My want of space was a great difficulty. I was hardly at all better off in the hut where I ordinarily lived than in an old overcrowded lumber room. I had no cupboards and no small chests, and consequently I was compelled to be ever packing up and unpacking my thousand bits of property. The framework, of my own construction, which reached up into the circular roof did something to increase my accommodation, and I hung bags upon it containing my clothes and my linen, and a whole host of little things besides I stuck into the straw thatch above. Under such circumstances, no wonder that I had perpetual conflict with rats, crickets, and cock-roaches, and that they were a constant source of annoyance.

NOXIOUS VERMIN.

The only method which was really an effectual guarantee for the protection of any articles from being gnawed to bits was to hang them up; but whenever at nightfall I had any packages which could not be suspended there was one device of which I made use, and which was tolerably successful in keeping rats at a distance. One of the commonest animals hereabouts was the wild cat of the steppes (Felis maniculata). Although the natives do not breed them as domestic animals, yet they catch them separately when they are quite young and find no difficulty in reconciling them to a life about their huts and enclosures, where they grow up and wage their natural warfare against the rats. I procured several of these cats, which, after they had been kept tied up for several days, seemed to lose a considerable measure of their ferocity and to adapt themselves to an indoor existence so as to approach in many ways to the habits of the common cat. By night I attached them to my parcels, which were otherwise in jeopardy, and by this means I could go to bed without further fear of any depredations from the rats.

Quite helpless, however, did I appear with regard to the devastations of the crickets, which found their way through my stoutest chests, ate holes into all my bags, and actually fretted my very wearing-apparel and body-linen. Subsequently I received a supply of borax, and this turned out to be an adequate security against their mischief.

The encroachment of the wood-worms in the bamboos which composed my hut developed itself into a nuisance of a fresh sort. To myself it was a matter of great indifference whether the building collapsed sooner or later, but just at present it was a great annoyance to me that all day long there should be an unceasing shower of fine yellow dust, which accumulated on everything till it lay as thick as my finger, and almost exceeded the bounds of endurance.

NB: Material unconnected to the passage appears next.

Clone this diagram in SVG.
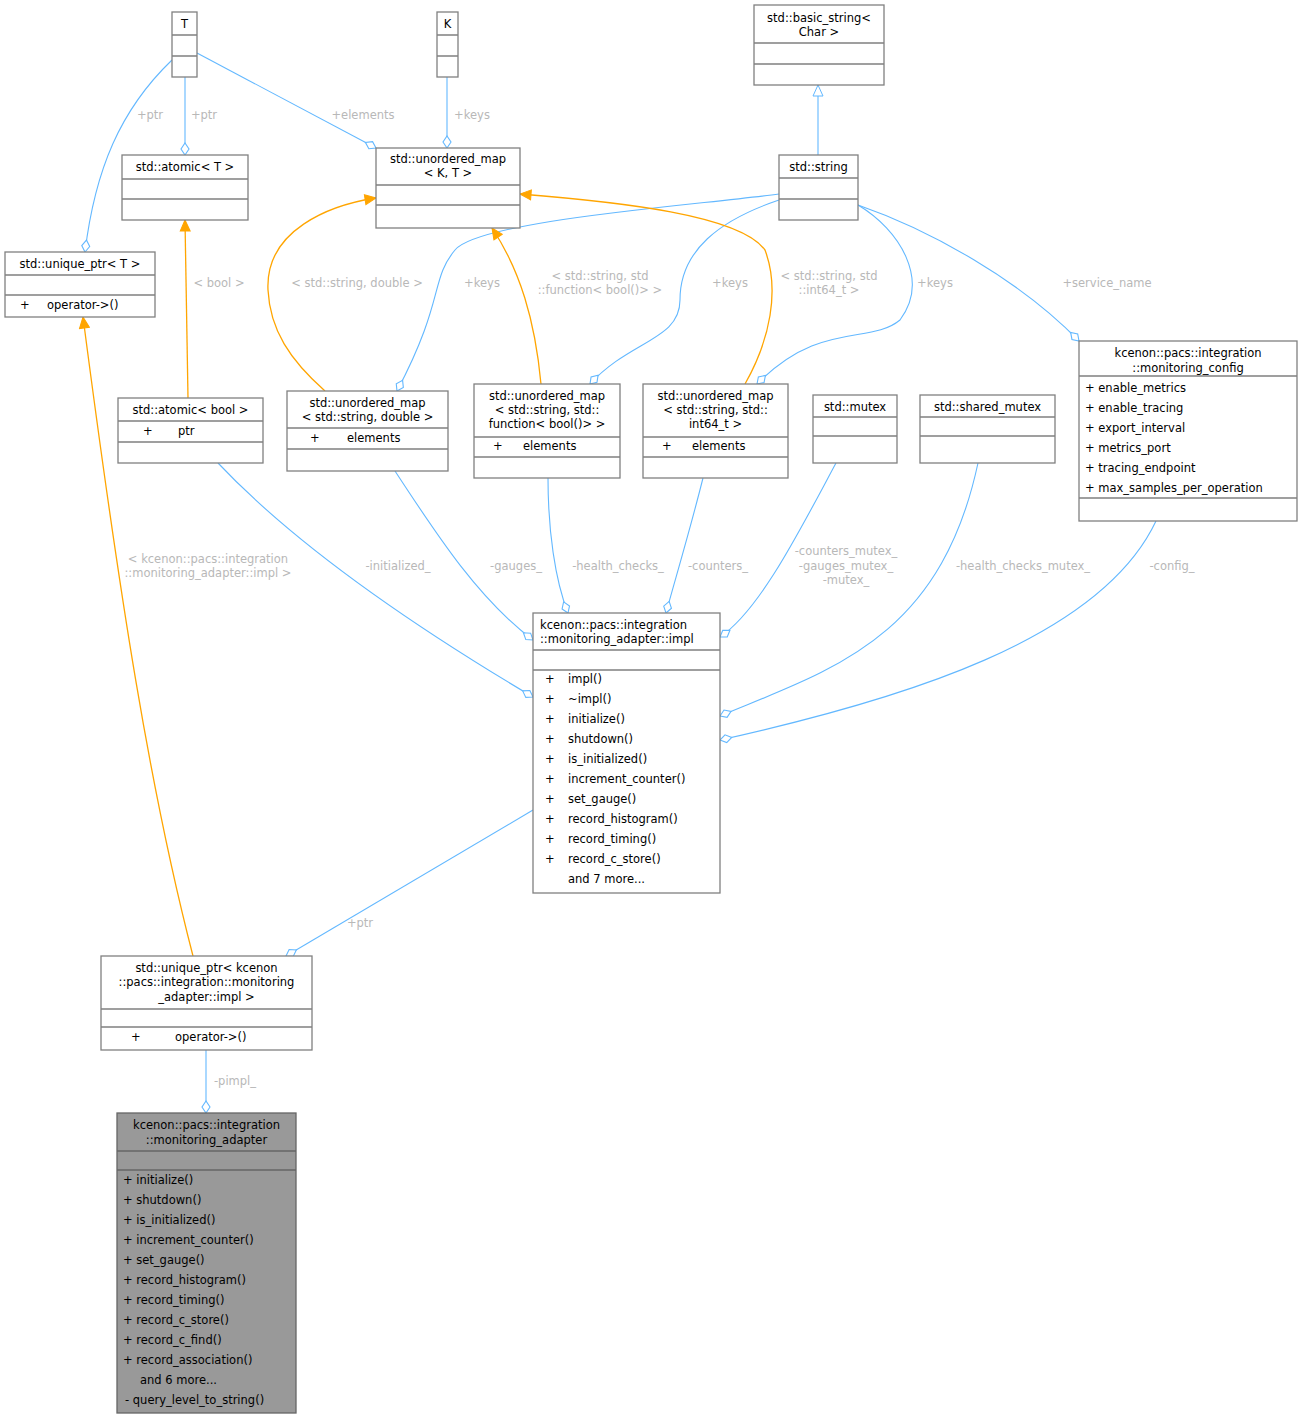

Another noxious insect which was to be found in every hut was the Pillen-wasp (Eumenes tinctor). This was nearly two inches long, and had a habit of forming its nest in the straw right at the top of the circular roof. Associated with eight or ten others it made a huge cell, and flying in and out through the narrow doorway, which was the only avenue for light, it came into constant collision with my face. Its sting was attended by distracting agony far worse than the sting of any bee. Throughout the entire year I was baffled by these wasps, which were beautiful in colour, having wings of a fine violet blue. I made many attempts to destroy their ingeniously-constructed nest, and only succeeded after catching them in a butterfly-net and killing them one by one.